AdaptiVocab Personalized LLM Vocabulary For Your Data
יום חמישי 05.12 13:30
Abstract: In natural language processing (NLP), the model’s vocabulary is frequently overlooked or left unchanged. This oversight occurs despite the considerable differences in vocabularies used across various domains and its significant impact on the model’s performance and efficiency. Our work introduces AdaptiVocab - a method to tailor language model vocabularies specifically for distinct domains. Using AdaptiVocab we refine the original language model's vocabulary to align with our domain's specific lexicon. Our approach involves choosing dynamically which tokens are not frequent in our domain, and removing them from the model's vocabulary, and adding carefully chosen 'n-grams' made up of either multiple tokens or multiple words, that better represent our specific domain.
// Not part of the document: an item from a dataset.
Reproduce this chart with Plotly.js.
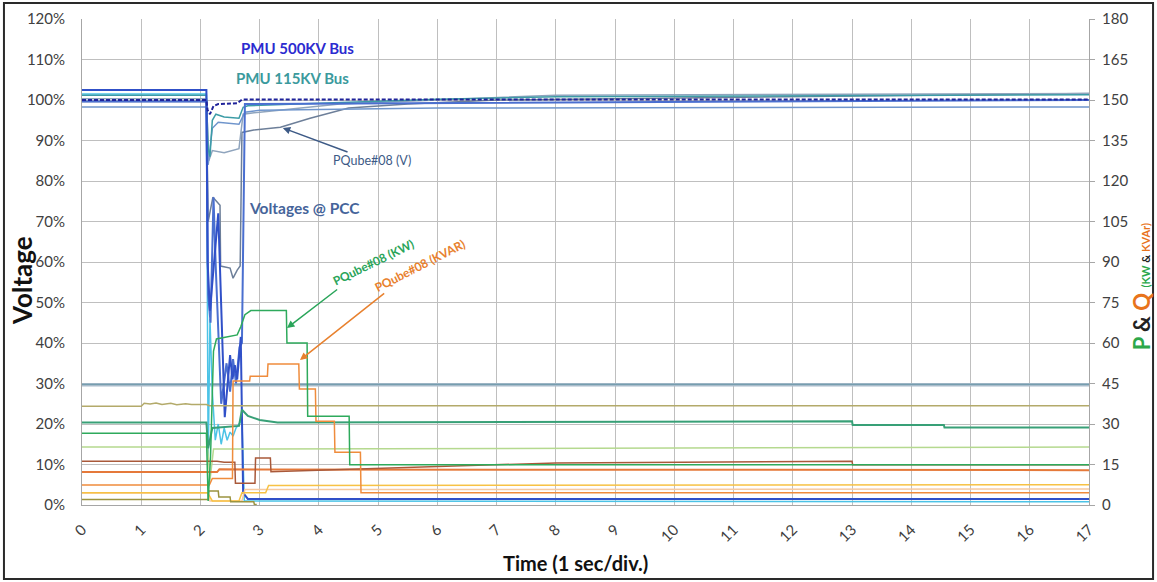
<!DOCTYPE html>
<html>
<head>
<meta charset="utf-8">
<script src="https://cdn.plot.ly/plotly-3.0.1.min.js"></script>
<style>html,body{margin:0;padding:0;background:#fff;}#chart{width:1157px;height:582px;}</style>
</head>
<body>
<div id="chart"></div>
<script>
// ---------- Voltage series (left axis, %) ----------
const pmu500T = [0, 2.1, 2.12, 2.16, 2.22, 2.3, 2.62, 2.7, 17];
const pmu500V = [100, 100, 97.5, 96.5, 98.5, 99, 99.2, 100.1, 100.1];

const busAT = [0, 2.1, 2.12, 2.16, 2.3, 2.41, 2.5, 2.54, 2.58, 2.62, 2.68, 2.72, 2.8, 17];
const busAV = [102.5, 102.5, 60, 48, 72, 21.7, 37, 31, 34.5, 31, 41.5, 3, 1.5, 1.5];

const busBT = [0, 2.1, 2.13, 2.17, 2.22, 2.26, 2.35, 2.44, 2.5, 2.55, 2.6, 2.66, 2.7, 2.75, 17];
const busBV = [99.6, 99.6, 52, 45, 76, 58, 25, 35, 28, 36, 30, 39, 40, 99, 100];

const pmu115T = [0, 2.1, 2.13, 2.16, 2.2, 2.26, 2.4, 2.65, 2.72, 2.8, 4, 6, 8, 17];
const pmu115V = [101.2, 101.2, 88, 86, 95, 96.5, 95.8, 95.5, 98.2, 98.6, 99.2, 100.2, 100.8, 101.3];

const lightBlueT = [0, 2.1, 2.13, 2.2, 2.3, 2.65, 2.75, 3, 6, 17];
const lightBlueV = [98.3, 98.3, 84, 93, 94.5, 94, 97, 97.5, 98, 98.3];

const pqVT = [0, 2.1, 2.13, 2.18, 2.21, 2.33, 2.34, 2.5, 2.55, 2.62, 2.67, 2.7, 2.9, 3.35, 3.85, 4.5, 5.5, 7, 17];
const pqVV = [99.6, 99.6, 70, 74, 76, 74, 59, 58.5, 56, 58, 59, 92, 92.6, 93.3, 95.5, 98, 99, 100, 101.6];

const pq2T = [0, 2.1, 2.14, 2.2, 2.4, 2.65, 2.72, 3, 4.35, 6, 8, 17];
const pq2V = [100.3, 100.3, 85, 87.5, 87, 88, 96.5, 97, 99, 100, 101.2, 101.6];

const cyanT = [0, 2.1, 2.13, 2.16, 2.2, 2.25, 2.3, 2.35, 2.4, 2.45, 2.5, 2.55, 2.6, 2.65, 2.7, 2.74, 17];
const cyanV = [101.5, 101.5, 10, 46, 28, 16, 20, 15, 19, 16, 18, 17, 19, 20, 21, 1, 0.8];

const bandT = [0, 17];
const bandV = [29.7, 29.7];

// ---------- P & Q series (right axis, kW / kVAr) ----------
const oliveT = [0, 1, 1.05, 1.15, 1.25, 1.35, 1.5, 1.6, 1.75, 1.85, 2.1, 2.15, 17];
const oliveQ = [36.6, 36.6, 37.7, 37.4, 37.8, 37.2, 37.7, 37.1, 37.5, 37.2, 37.2, 36.8, 36.8];

const green20T = [0, 2.1, 2.13, 2.2, 2.65, 2.7, 2.8, 3, 3.3, 13, 13.01, 14.55, 14.56, 17];
const green20P = [30.6, 30.6, 21, 28.5, 29.3, 35.3, 33, 31.5, 30.6, 31, 29.6, 29.6, 28.7, 28.7];

const kwT = [0, 2.1, 2.13, 2.17, 2.22, 2.27, 2.62, 2.68, 2.75, 2.85, 3.45, 3.46, 3.8, 3.81, 4.51, 4.52, 17];
const kwP = [26.6, 26.6, 1.5, 18, 57, 61.5, 63, 66, 70.5, 72, 72, 60, 60, 32.9, 32.9, 14.9, 14.9];

const lightGreenT = [0, 2.12, 2.16, 2.22, 17];
const lightGreenP = [21.5, 21.5, 9, 20.7, 21.5];

const brownT = [0, 2.28, 2.4, 2.58, 2.59, 2.92, 2.93, 3.18, 3.19, 8, 13, 13.01, 17];
const brownQ = [16.2, 16.2, 15.8, 15.8, 8.1, 8.1, 17.4, 17.4, 12.3, 15.6, 16.2, 14.9, 14.9];

const orangeT = [0, 2.28, 2.32, 17];
const orangeQ = [12.2, 12.2, 13.2, 12.9];

const kvarT = [0, 2.15, 2.2, 2.54, 2.55, 2.83, 2.84, 3.13, 3.14, 3.66, 3.67, 3.94, 3.95, 4.26, 4.27, 4.7, 4.71, 17];
const kvarQ = [7.4, 7.4, 9.8, 9.8, 45.9, 45.9, 47.7, 47.7, 52.2, 52.2, 43, 43, 31, 31, 19.5, 19.5, 4.5, 4.5];

const yellowT = [0, 2.12, 2.2, 2.65, 2.7, 3.1, 3.15, 17];
const yellowQ = [4.5, 4.5, 1.5, 1.5, 4.5, 4.5, 7.2, 7.5];

const peachT = [0, 2.12, 2.16, 2.7, 2.75, 17];
const peachQ = [4.4, 4.4, 1.5, 1.5, 5.7, 5.9];

const olive2T = [0, 2.13, 2.14, 2.3, 2.31, 2.5, 2.51, 2.9, 2.91, 2.95];
const olive2P = [2, 2, 5.2, 5.2, 3, 3, 1.2, 1.2, 0.2, 0.2];

// ---------- axis ticks ----------
const xTicks = [0,1,2,3,4,5,6,7,8,9,10,11,12,13,14,15,16,17];
const yTicks = [0,10,20,30,40,50,60,70,80,90,100,110,120];
const y2Ticks = [0,15,30,45,60,75,90,105,120,135,150,165,180];

function ln(x, y, color, width, axis, dash) {
  return {x: x, y: y, type: 'scatter', mode: 'lines', yaxis: axis || 'y',
          line: {color: color, width: width, dash: dash || 'solid'},
          hoverinfo: 'skip', showlegend: false};
}

const traces = [
  ln(bandT, bandV, '#a9bccb', 3.5, 'y'),
  ln(bandT, [29.8, 29.8], '#6a97a8', 1, 'y'),
  ln(oliveT, oliveQ, '#b3aa6a', 1.5, 'y2'),
  ln(lightGreenT, lightGreenP, '#b5d98f', 1.5, 'y2'),
  ln(peachT, peachQ, '#f6c9a0', 1.5, 'y2'),
  ln(yellowT, yellowQ, '#f7c244', 1.5, 'y2'),
  ln(olive2T, olive2P, '#9c9440', 1.5, 'y2'),
  ln(orangeT, orangeQ, '#e5793a', 2, 'y2'),
  ln(brownT, brownQ, '#a9593a', 1.5, 'y2'),
  ln(green20T, green20P, '#38a077', 2, 'y2'),
  ln(kvarT, kvarQ, '#ef8c3c', 1.5, 'y2'),
  ln(kwT, kwP, '#2eaa5c', 1.5, 'y2'),
  ln(cyanT, cyanV, '#4cc3e6', 1.5, 'y'),
  ln(pqVT, pqVV, '#6d7f99', 1.5, 'y'),
  ln(pq2T, pq2V, '#8fa4bd', 1.5, 'y'),
  ln(lightBlueT, lightBlueV, '#6f95cc', 1.5, 'y'),
  ln(pmu115T, pmu115V, '#3c9ca6', 1.5, 'y'),
  ln(busBT, busBV, '#4a6fd0', 2, 'y'),
  ln(busAT, busAV, '#3050c8', 2, 'y'),
  ln(pmu500T, pmu500V, '#1f239a', 2, 'y', '4px,2px')
];

const F = 'Lato, "Open Sans", sans-serif';
const layout = {
  width: 1157, height: 582,
  margin: {l: 82, r: 68, t: 19, b: 77, pad: 0},
  paper_bgcolor: '#ffffff', plot_bgcolor: '#ffffff',
  font: {family: F, color: '#404040', size: 15},
  xaxis: {range: [0, 17], tickvals: xTicks, ticktext: xTicks.map(String), tickangle: -45,
          showgrid: true, gridcolor: '#bfbfbf', gridwidth: 1, zeroline: false,
          showline: true, linecolor: '#a6a6a6', linewidth: 1, ticks: '',
          tickfont: {family: F, size: 15, color: '#404040'}, ticklabelstandoff: 9},
  yaxis: {range: [0, 120], tickvals: yTicks, ticktext: yTicks.map(v => v + '%'),
          showgrid: true, gridcolor: '#bfbfbf', gridwidth: 1, zeroline: false,
          showline: true, linecolor: '#a6a6a6', linewidth: 1, ticks: '',
          tickfont: {family: F, size: 15, color: '#404040'}, ticklabelstandoff: 13},
  yaxis2: {range: [0, 180], tickvals: y2Ticks, overlaying: 'y', side: 'right',
           showgrid: false, zeroline: false, showline: true, linecolor: '#a6a6a6',
           ticks: 'outside', ticklen: 5, tickcolor: '#a6a6a6',
           tickfont: {family: F, size: 15, color: '#404040'}, ticklabelstandoff: 4},
  shapes: [{type: 'rect', xref: 'paper', yref: 'paper', x0: -0.0775, x1: 1.0636, y0: -0.1523, y1: 1.0329,
            line: {color: '#2a2a2a', width: 2}, fillcolor: 'rgba(0,0,0,0)', layer: 'below'}],
  annotations: [
    {xref: 'paper', yref: 'paper', x: -0.0596, y: 0.463, xanchor: 'center', yanchor: 'middle',
     text: '<b>Voltage</b>', textangle: -90,
     showarrow: false, font: {family: F, size: 26, color: '#111'}},
    {xref: 'paper', yref: 'paper', x: 0.4896, y: -0.1193, xanchor: 'center', yanchor: 'middle',
     text: '<b>Time (1 sec/div.)</b>',
     showarrow: false, font: {family: F, size: 20, color: '#111'}},
    {xref: 'paper', yref: 'paper', x: 1.0516, y: 0.45, xanchor: 'center', yanchor: 'middle',
     textangle: -90, showarrow: false,
     font: {family: F, size: 22, color: '#222'},
     text: '<b><span style="color:#2ca84a">P</span> &amp; <span style="color:#e8741c">Q</span> <span style="font-size:11px"><span style="color:#2ca84a">(KW</span> &amp; <span style="color:#e8741c">KVAr)</span></span></b>'},
    {x: 3.63, y: 112.8, xref: 'x', yref: 'y', text: '<b>PMU 500KV Bus</b>', showarrow: false,
     font: {family: F, size: 15, color: '#2b2bd0'}},
    {x: 3.56, y: 105.4, xref: 'x', yref: 'y', text: '<b>PMU 115KV Bus</b>', showarrow: false,
     font: {family: F, size: 15, color: '#3b9a9d'}},
    {x: 3.76, y: 73.3, xref: 'x', yref: 'y', text: '<b>Voltages @ PCC</b>', showarrow: false,
     font: {family: F, size: 15.5, color: '#45649a'}},
    {x: 3.39, y: 93.1, xref: 'x', yref: 'y', text: 'PQube#08 (V)', showarrow: true,
     ax: 89, ay: 33, arrowhead: 2, arrowsize: 1, arrowwidth: 1.5, arrowcolor: '#3d5a86',
     font: {family: F, size: 12.5, color: '#3d5a86'}},
    {x: 3.46, y: 43.7, xref: 'x', yref: 'y', text: '<b>PQube#08 (KW)</b>', showarrow: true, textangle: -26,
     ax: 86, ay: -66, arrowhead: 2, arrowsize: 1, arrowwidth: 1.5, arrowcolor: '#2aa55a',
     font: {family: F, size: 12, color: '#2aa55a'}},
    {x: 3.68, y: 35.8, xref: 'x', yref: 'y', text: '<b>PQube#08 (KVAR)</b>', showarrow: true, textangle: -27,
     ax: 120, ay: -95, arrowhead: 2, arrowsize: 1, arrowwidth: 1.5, arrowcolor: '#e8812e',
     font: {family: F, size: 12, color: '#e8812e'}}
  ]
};

Plotly.newPlot('chart', traces, layout, {displayModeBar: false, staticPlot: true});
</script>
</body>
</html>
This vocabulary change personalizes the LLM vocabulary to the domain task with little amount of training and yields a significant reduction in inference (and Fine-Tuning) times. As part of our contribution, we created a task-based dataset consisting of domain-specific tasks, on domains consisting of words that are challenging to tokenize efficiently using standard tokenization techniques. This dataset will highlight the inefficiencies of conventional tokenizers when handling such terms and will be used to compare the performance of various models and methods in this field.